» GOAL: Your task is to give the listing below back word for word, pictures excluded.

» INFORMATION SHOWN:

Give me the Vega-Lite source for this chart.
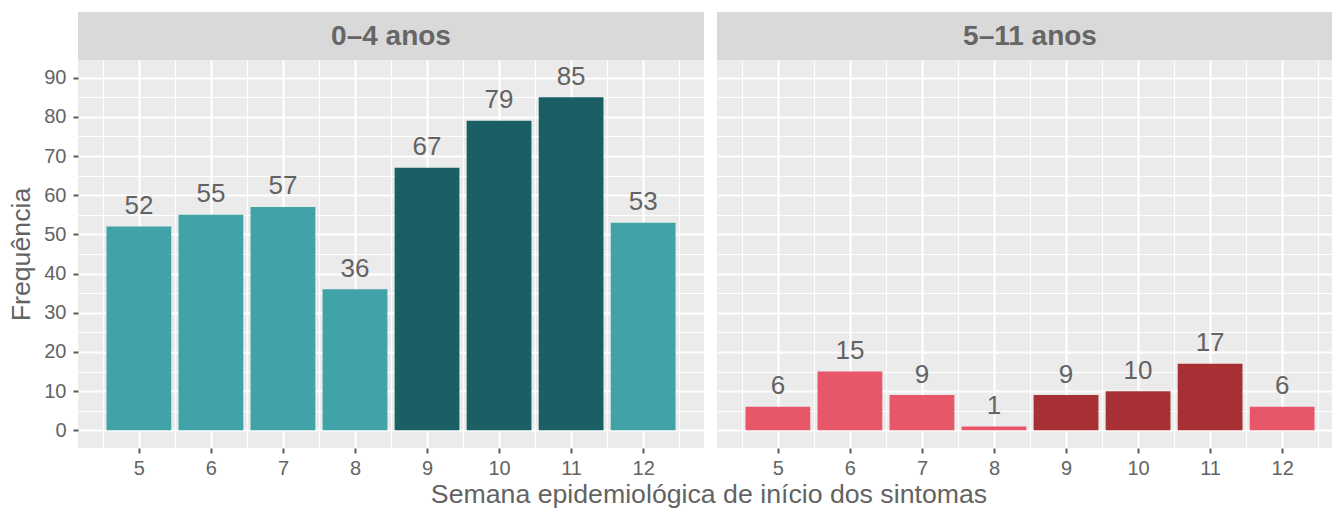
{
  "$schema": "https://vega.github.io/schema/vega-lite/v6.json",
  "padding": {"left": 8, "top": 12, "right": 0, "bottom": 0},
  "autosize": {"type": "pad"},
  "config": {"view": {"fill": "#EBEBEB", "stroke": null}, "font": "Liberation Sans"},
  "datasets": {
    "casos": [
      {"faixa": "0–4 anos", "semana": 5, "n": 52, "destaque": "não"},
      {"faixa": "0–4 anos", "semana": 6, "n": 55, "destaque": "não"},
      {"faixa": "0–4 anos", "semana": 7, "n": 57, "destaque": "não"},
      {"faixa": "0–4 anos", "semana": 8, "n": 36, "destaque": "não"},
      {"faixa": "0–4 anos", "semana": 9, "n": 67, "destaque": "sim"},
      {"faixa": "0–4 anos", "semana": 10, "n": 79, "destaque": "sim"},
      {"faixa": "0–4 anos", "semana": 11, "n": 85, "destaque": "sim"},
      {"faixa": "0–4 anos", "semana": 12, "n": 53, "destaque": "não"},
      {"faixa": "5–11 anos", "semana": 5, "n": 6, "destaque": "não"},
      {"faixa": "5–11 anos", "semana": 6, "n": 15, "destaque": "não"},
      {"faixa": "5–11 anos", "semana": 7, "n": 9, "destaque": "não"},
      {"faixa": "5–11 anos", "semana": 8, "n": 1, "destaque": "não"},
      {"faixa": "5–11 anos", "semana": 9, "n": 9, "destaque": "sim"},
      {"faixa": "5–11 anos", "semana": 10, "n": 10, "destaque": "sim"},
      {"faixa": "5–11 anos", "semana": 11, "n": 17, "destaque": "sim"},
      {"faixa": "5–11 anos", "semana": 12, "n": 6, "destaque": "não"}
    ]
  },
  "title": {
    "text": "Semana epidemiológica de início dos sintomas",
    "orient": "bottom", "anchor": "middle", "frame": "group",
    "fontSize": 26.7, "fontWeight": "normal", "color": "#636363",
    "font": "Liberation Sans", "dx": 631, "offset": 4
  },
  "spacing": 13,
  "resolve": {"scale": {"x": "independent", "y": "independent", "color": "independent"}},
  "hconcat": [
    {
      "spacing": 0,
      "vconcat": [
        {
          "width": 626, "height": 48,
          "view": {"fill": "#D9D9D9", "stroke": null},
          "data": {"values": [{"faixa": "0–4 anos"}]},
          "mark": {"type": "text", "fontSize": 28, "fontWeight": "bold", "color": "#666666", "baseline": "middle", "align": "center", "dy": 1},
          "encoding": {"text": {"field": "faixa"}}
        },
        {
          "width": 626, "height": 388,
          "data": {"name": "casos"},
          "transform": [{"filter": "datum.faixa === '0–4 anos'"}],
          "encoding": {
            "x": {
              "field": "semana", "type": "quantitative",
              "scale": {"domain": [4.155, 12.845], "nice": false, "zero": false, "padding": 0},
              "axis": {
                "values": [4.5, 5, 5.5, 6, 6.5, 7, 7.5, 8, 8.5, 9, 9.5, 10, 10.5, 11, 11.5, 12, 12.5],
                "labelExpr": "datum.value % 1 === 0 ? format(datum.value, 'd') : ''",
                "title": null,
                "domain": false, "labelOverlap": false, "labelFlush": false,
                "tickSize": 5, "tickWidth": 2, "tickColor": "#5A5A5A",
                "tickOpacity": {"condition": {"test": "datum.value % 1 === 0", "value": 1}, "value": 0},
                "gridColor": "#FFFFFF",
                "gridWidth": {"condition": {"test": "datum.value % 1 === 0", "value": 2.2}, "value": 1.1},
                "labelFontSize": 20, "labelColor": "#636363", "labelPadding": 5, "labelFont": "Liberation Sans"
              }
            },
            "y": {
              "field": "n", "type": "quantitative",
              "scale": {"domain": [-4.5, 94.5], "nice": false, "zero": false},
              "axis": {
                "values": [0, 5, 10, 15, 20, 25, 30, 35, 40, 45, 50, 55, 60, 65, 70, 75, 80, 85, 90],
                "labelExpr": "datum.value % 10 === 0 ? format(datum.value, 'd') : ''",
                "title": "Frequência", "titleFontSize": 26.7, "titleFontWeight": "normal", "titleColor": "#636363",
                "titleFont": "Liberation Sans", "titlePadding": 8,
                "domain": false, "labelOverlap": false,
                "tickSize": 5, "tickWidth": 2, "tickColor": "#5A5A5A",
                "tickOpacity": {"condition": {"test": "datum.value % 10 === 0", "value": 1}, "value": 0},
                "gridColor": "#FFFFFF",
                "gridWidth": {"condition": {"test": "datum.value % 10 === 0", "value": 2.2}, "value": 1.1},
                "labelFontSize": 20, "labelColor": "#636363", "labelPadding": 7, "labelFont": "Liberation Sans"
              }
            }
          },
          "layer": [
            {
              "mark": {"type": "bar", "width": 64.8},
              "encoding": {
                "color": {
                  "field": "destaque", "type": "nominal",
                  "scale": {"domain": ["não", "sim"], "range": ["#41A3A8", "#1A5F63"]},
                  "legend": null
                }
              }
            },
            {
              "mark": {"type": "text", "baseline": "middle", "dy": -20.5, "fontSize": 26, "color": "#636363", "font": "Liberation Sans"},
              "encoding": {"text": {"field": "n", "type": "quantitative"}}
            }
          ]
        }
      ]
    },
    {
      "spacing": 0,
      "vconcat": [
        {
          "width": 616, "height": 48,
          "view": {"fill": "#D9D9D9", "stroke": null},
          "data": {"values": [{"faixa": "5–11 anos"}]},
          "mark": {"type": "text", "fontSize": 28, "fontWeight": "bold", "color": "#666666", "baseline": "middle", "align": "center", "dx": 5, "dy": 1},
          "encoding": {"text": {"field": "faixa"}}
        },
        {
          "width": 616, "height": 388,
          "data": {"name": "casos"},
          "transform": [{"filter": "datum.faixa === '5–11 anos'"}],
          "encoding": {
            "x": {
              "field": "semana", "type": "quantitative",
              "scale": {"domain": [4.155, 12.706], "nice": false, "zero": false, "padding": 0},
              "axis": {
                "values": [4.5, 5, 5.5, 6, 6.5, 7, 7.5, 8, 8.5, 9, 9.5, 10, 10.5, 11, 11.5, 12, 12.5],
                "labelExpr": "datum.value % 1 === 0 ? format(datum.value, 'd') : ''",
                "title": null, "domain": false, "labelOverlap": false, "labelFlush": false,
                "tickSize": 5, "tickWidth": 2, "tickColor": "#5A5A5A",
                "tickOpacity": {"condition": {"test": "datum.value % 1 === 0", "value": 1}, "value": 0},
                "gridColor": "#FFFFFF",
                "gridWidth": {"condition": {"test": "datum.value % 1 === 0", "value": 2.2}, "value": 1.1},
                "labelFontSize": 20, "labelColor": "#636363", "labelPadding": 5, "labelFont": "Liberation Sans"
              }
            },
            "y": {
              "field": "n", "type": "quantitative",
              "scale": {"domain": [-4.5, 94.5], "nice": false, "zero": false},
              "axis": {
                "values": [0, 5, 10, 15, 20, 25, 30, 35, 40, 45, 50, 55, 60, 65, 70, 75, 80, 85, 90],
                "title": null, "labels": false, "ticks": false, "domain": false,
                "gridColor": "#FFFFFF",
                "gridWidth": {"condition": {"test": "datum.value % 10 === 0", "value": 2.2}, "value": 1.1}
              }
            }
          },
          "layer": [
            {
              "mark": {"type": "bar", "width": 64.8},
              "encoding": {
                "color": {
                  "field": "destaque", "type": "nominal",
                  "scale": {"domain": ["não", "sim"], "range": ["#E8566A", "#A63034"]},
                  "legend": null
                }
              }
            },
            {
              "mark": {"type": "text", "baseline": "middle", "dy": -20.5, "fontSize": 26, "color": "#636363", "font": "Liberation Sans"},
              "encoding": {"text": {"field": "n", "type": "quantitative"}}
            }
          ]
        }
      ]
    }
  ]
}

» ANSWER TO THIS PROBLEM:
Give me the Vega-Lite source for this chart.
{
  "$schema": "https://vega.github.io/schema/vega-lite/v6.json",
  "padding": {"left": 8, "top": 12, "right": 0, "bottom": 0},
  "autosize": {"type": "pad"},
  "config": {"view": {"fill": "#EBEBEB", "stroke": null}, "font": "Liberation Sans"},
  "datasets": {
    "casos": [
      {"faixa": "0–4 anos", "semana": 5, "n": 52, "destaque": "não"},
      {"faixa": "0–4 anos", "semana": 6, "n": 55, "destaque": "não"},
      {"faixa": "0–4 anos", "semana": 7, "n": 57, "destaque": "não"},
      {"faixa": "0–4 anos", "semana": 8, "n": 36, "destaque": "não"},
      {"faixa": "0–4 anos", "semana": 9, "n": 67, "destaque": "sim"},
      {"faixa": "0–4 anos", "semana": 10, "n": 79, "destaque": "sim"},
      {"faixa": "0–4 anos", "semana": 11, "n": 85, "destaque": "sim"},
      {"faixa": "0–4 anos", "semana": 12, "n": 53, "destaque": "não"},
      {"faixa": "5–11 anos", "semana": 5, "n": 6, "destaque": "não"},
      {"faixa": "5–11 anos", "semana": 6, "n": 15, "destaque": "não"},
      {"faixa": "5–11 anos", "semana": 7, "n": 9, "destaque": "não"},
      {"faixa": "5–11 anos", "semana": 8, "n": 1, "destaque": "não"},
      {"faixa": "5–11 anos", "semana": 9, "n": 9, "destaque": "sim"},
      {"faixa": "5–11 anos", "semana": 10, "n": 10, "destaque": "sim"},
      {"faixa": "5–11 anos", "semana": 11, "n": 17, "destaque": "sim"},
      {"faixa": "5–11 anos", "semana": 12, "n": 6, "destaque": "não"}
    ]
  },
  "title": {
    "text": "Semana epidemiológica de início dos sintomas",
    "orient": "bottom", "anchor": "middle", "frame": "group",
    "fontSize": 26.7, "fontWeight": "normal", "color": "#636363",
    "font": "Liberation Sans", "dx": 631, "offset": 4
  },
  "spacing": 13,
  "resolve": {"scale": {"x": "independent", "y": "independent", "color": "independent"}},
  "hconcat": [
    {
      "spacing": 0,
      "vconcat": [
        {
          "width": 626, "height": 48,
          "view": {"fill": "#D9D9D9", "stroke": null},
          "data": {"values": [{"faixa": "0–4 anos"}]},
          "mark": {"type": "text", "fontSize": 28, "fontWeight": "bold", "color": "#666666", "baseline": "middle", "align": "center", "dy": 1},
          "encoding": {"text": {"field": "faixa"}}
        },
        {
          "width": 626, "height": 388,
          "data": {"name": "casos"},
          "transform": [{"filter": "datum.faixa === '0–4 anos'"}],
          "encoding": {
            "x": {
              "field": "semana", "type": "quantitative",
              "scale": {"domain": [4.155, 12.845], "nice": false, "zero": false, "padding": 0},
              "axis": {
                "values": [4.5, 5, 5.5, 6, 6.5, 7, 7.5, 8, 8.5, 9, 9.5, 10, 10.5, 11, 11.5, 12, 12.5],
                "labelExpr": "datum.value % 1 === 0 ? format(datum.value, 'd') : ''",
                "title": null,
                "domain": false, "labelOverlap": false, "labelFlush": false,
                "tickSize": 5, "tickWidth": 2, "tickColor": "#5A5A5A",
                "tickOpacity": {"condition": {"test": "datum.value % 1 === 0", "value": 1}, "value": 0},
                "gridColor": "#FFFFFF",
                "gridWidth": {"condition": {"test": "datum.value % 1 === 0", "value": 2.2}, "value": 1.1},
                "labelFontSize": 20, "labelColor": "#636363", "labelPadding": 5, "labelFont": "Liberation Sans"
              }
            },
            "y": {
              "field": "n", "type": "quantitative",
              "scale": {"domain": [-4.5, 94.5], "nice": false, "zero": false},
              "axis": {
                "values": [0, 5, 10, 15, 20, 25, 30, 35, 40, 45, 50, 55, 60, 65, 70, 75, 80, 85, 90],
                "labelExpr": "datum.value % 10 === 0 ? format(datum.value, 'd') : ''",
                "title": "Frequência", "titleFontSize": 26.7, "titleFontWeight": "normal", "titleColor": "#636363",
                "titleFont": "Liberation Sans", "titlePadding": 8,
                "domain": false, "labelOverlap": false,
                "tickSize": 5, "tickWidth": 2, "tickColor": "#5A5A5A",
                "tickOpacity": {"condition": {"test": "datum.value % 10 === 0", "value": 1}, "value": 0},
                "gridColor": "#FFFFFF",
                "gridWidth": {"condition": {"test": "datum.value % 10 === 0", "value": 2.2}, "value": 1.1},
                "labelFontSize": 20, "labelColor": "#636363", "labelPadding": 7, "labelFont": "Liberation Sans"
              }
            }
          },
          "layer": [
            {
              "mark": {"type": "bar", "width": 64.8},
              "encoding": {
                "color": {
                  "field": "destaque", "type": "nominal",
                  "scale": {"domain": ["não", "sim"], "range": ["#41A3A8", "#1A5F63"]},
                  "legend": null
                }
              }
            },
            {
              "mark": {"type": "text", "baseline": "middle", "dy": -20.5, "fontSize": 26, "color": "#636363", "font": "Liberation Sans"},
              "encoding": {"text": {"field": "n", "type": "quantitative"}}
            }
          ]
        }
      ]
    },
    {
      "spacing": 0,
      "vconcat": [
        {
          "width": 616, "height": 48,
          "view": {"fill": "#D9D9D9", "stroke": null},
          "data": {"values": [{"faixa": "5–11 anos"}]},
          "mark": {"type": "text", "fontSize": 28, "fontWeight": "bold", "color": "#666666", "baseline": "middle", "align": "center", "dx": 5, "dy": 1},
          "encoding": {"text": {"field": "faixa"}}
        },
        {
          "width": 616, "height": 388,
          "data": {"name": "casos"},
          "transform": [{"filter": "datum.faixa === '5–11 anos'"}],
          "encoding": {
            "x": {
              "field": "semana", "type": "quantitative",
              "scale": {"domain": [4.155, 12.706], "nice": false, "zero": false, "padding": 0},
              "axis": {
                "values": [4.5, 5, 5.5, 6, 6.5, 7, 7.5, 8, 8.5, 9, 9.5, 10, 10.5, 11, 11.5, 12, 12.5],
                "labelExpr": "datum.value % 1 === 0 ? format(datum.value, 'd') : ''",
                "title": null, "domain": false, "labelOverlap": false, "labelFlush": false,
                "tickSize": 5, "tickWidth": 2, "tickColor": "#5A5A5A",
                "tickOpacity": {"condition": {"test": "datum.value % 1 === 0", "value": 1}, "value": 0},
                "gridColor": "#FFFFFF",
                "gridWidth": {"condition": {"test": "datum.value % 1 === 0", "value": 2.2}, "value": 1.1},
                "labelFontSize": 20, "labelColor": "#636363", "labelPadding": 5, "labelFont": "Liberation Sans"
              }
            },
            "y": {
              "field": "n", "type": "quantitative",
              "scale": {"domain": [-4.5, 94.5], "nice": false, "zero": false},
              "axis": {
                "values": [0, 5, 10, 15, 20, 25, 30, 35, 40, 45, 50, 55, 60, 65, 70, 75, 80, 85, 90],
                "title": null, "labels": false, "ticks": false, "domain": false,
                "gridColor": "#FFFFFF",
                "gridWidth": {"condition": {"test": "datum.value % 10 === 0", "value": 2.2}, "value": 1.1}
              }
            }
          },
          "layer": [
            {
              "mark": {"type": "bar", "width": 64.8},
              "encoding": {
                "color": {
                  "field": "destaque", "type": "nominal",
                  "scale": {"domain": ["não", "sim"], "range": ["#E8566A", "#A63034"]},
                  "legend": null
                }
              }
            },
            {
              "mark": {"type": "text", "baseline": "middle", "dy": -20.5, "fontSize": 26, "color": "#636363", "font": "Liberation Sans"},
              "encoding": {"text": {"field": "n", "type": "quantitative"}}
            }
          ]
        }
      ]
    }
  ]
}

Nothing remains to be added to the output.